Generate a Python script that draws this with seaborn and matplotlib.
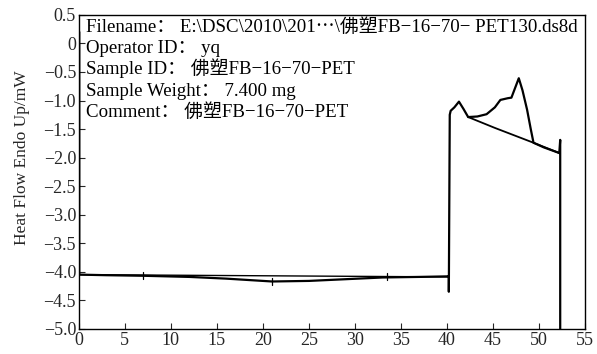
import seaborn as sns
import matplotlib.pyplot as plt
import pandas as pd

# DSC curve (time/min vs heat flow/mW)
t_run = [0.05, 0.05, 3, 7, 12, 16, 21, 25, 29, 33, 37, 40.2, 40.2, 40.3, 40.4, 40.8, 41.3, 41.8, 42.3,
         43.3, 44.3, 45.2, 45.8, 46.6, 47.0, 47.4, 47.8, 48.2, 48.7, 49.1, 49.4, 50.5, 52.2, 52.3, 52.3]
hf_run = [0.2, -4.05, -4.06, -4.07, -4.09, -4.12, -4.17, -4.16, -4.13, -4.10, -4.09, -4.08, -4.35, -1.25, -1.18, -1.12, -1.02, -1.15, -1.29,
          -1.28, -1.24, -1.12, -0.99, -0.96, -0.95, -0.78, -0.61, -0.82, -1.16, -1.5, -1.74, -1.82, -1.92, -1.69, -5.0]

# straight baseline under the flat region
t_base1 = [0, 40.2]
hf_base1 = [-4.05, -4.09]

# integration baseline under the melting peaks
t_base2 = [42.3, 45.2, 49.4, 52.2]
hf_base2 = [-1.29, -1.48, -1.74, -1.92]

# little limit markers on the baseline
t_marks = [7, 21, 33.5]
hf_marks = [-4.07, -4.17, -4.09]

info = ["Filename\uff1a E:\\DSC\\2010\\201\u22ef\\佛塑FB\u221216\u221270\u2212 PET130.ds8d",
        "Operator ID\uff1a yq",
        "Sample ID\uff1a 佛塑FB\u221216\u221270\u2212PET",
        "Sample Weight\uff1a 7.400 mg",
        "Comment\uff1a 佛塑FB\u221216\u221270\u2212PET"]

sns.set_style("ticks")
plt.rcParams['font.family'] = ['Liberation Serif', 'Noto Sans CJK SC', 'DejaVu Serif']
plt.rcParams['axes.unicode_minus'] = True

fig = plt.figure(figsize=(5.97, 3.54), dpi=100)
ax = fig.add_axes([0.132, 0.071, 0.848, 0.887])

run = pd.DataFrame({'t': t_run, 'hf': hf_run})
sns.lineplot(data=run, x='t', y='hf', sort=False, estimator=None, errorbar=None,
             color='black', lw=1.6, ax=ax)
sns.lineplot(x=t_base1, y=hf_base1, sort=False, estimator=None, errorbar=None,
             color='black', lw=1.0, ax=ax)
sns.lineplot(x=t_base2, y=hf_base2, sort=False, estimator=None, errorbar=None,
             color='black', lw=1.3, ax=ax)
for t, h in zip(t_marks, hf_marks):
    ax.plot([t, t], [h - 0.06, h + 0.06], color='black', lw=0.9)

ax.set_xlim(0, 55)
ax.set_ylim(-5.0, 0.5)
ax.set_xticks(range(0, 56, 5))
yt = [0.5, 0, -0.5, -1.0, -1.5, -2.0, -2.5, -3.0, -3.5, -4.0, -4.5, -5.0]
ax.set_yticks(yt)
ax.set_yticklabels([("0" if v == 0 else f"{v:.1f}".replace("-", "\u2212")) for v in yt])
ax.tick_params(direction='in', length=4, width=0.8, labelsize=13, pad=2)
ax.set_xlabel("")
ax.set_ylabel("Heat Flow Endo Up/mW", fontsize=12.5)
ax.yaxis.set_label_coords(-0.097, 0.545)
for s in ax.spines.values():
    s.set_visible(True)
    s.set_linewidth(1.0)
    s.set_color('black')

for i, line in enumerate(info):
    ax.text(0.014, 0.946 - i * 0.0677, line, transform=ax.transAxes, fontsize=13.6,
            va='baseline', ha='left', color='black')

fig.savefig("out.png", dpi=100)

--*--

## Work to do
Leaving out the pictures, repeat the data above exactly.

## Exercise output
Generate a Python script that draws this with seaborn and matplotlib.
import seaborn as sns
import matplotlib.pyplot as plt
import pandas as pd

# DSC curve (time/min vs heat flow/mW)
t_run = [0.05, 0.05, 3, 7, 12, 16, 21, 25, 29, 33, 37, 40.2, 40.2, 40.3, 40.4, 40.8, 41.3, 41.8, 42.3,
         43.3, 44.3, 45.2, 45.8, 46.6, 47.0, 47.4, 47.8, 48.2, 48.7, 49.1, 49.4, 50.5, 52.2, 52.3, 52.3]
hf_run = [0.2, -4.05, -4.06, -4.07, -4.09, -4.12, -4.17, -4.16, -4.13, -4.10, -4.09, -4.08, -4.35, -1.25, -1.18, -1.12, -1.02, -1.15, -1.29,
          -1.28, -1.24, -1.12, -0.99, -0.96, -0.95, -0.78, -0.61, -0.82, -1.16, -1.5, -1.74, -1.82, -1.92, -1.69, -5.0]

# straight baseline under the flat region
t_base1 = [0, 40.2]
hf_base1 = [-4.05, -4.09]

# integration baseline under the melting peaks
t_base2 = [42.3, 45.2, 49.4, 52.2]
hf_base2 = [-1.29, -1.48, -1.74, -1.92]

# little limit markers on the baseline
t_marks = [7, 21, 33.5]
hf_marks = [-4.07, -4.17, -4.09]

info = ["Filename\uff1a E:\\DSC\\2010\\201\u22ef\\佛塑FB\u221216\u221270\u2212 PET130.ds8d",
        "Operator ID\uff1a yq",
        "Sample ID\uff1a 佛塑FB\u221216\u221270\u2212PET",
        "Sample Weight\uff1a 7.400 mg",
        "Comment\uff1a 佛塑FB\u221216\u221270\u2212PET"]

sns.set_style("ticks")
plt.rcParams['font.family'] = ['Liberation Serif', 'Noto Sans CJK SC', 'DejaVu Serif']
plt.rcParams['axes.unicode_minus'] = True

fig = plt.figure(figsize=(5.97, 3.54), dpi=100)
ax = fig.add_axes([0.132, 0.071, 0.848, 0.887])

run = pd.DataFrame({'t': t_run, 'hf': hf_run})
sns.lineplot(data=run, x='t', y='hf', sort=False, estimator=None, errorbar=None,
             color='black', lw=1.6, ax=ax)
sns.lineplot(x=t_base1, y=hf_base1, sort=False, estimator=None, errorbar=None,
             color='black', lw=1.0, ax=ax)
sns.lineplot(x=t_base2, y=hf_base2, sort=False, estimator=None, errorbar=None,
             color='black', lw=1.3, ax=ax)
for t, h in zip(t_marks, hf_marks):
    ax.plot([t, t], [h - 0.06, h + 0.06], color='black', lw=0.9)

ax.set_xlim(0, 55)
ax.set_ylim(-5.0, 0.5)
ax.set_xticks(range(0, 56, 5))
yt = [0.5, 0, -0.5, -1.0, -1.5, -2.0, -2.5, -3.0, -3.5, -4.0, -4.5, -5.0]
ax.set_yticks(yt)
ax.set_yticklabels([("0" if v == 0 else f"{v:.1f}".replace("-", "\u2212")) for v in yt])
ax.tick_params(direction='in', length=4, width=0.8, labelsize=13, pad=2)
ax.set_xlabel("")
ax.set_ylabel("Heat Flow Endo Up/mW", fontsize=12.5)
ax.yaxis.set_label_coords(-0.097, 0.545)
for s in ax.spines.values():
    s.set_visible(True)
    s.set_linewidth(1.0)
    s.set_color('black')

for i, line in enumerate(info):
    ax.text(0.014, 0.946 - i * 0.0677, line, transform=ax.transAxes, fontsize=13.6,
            va='baseline', ha='left', color='black')

fig.savefig("out.png", dpi=100)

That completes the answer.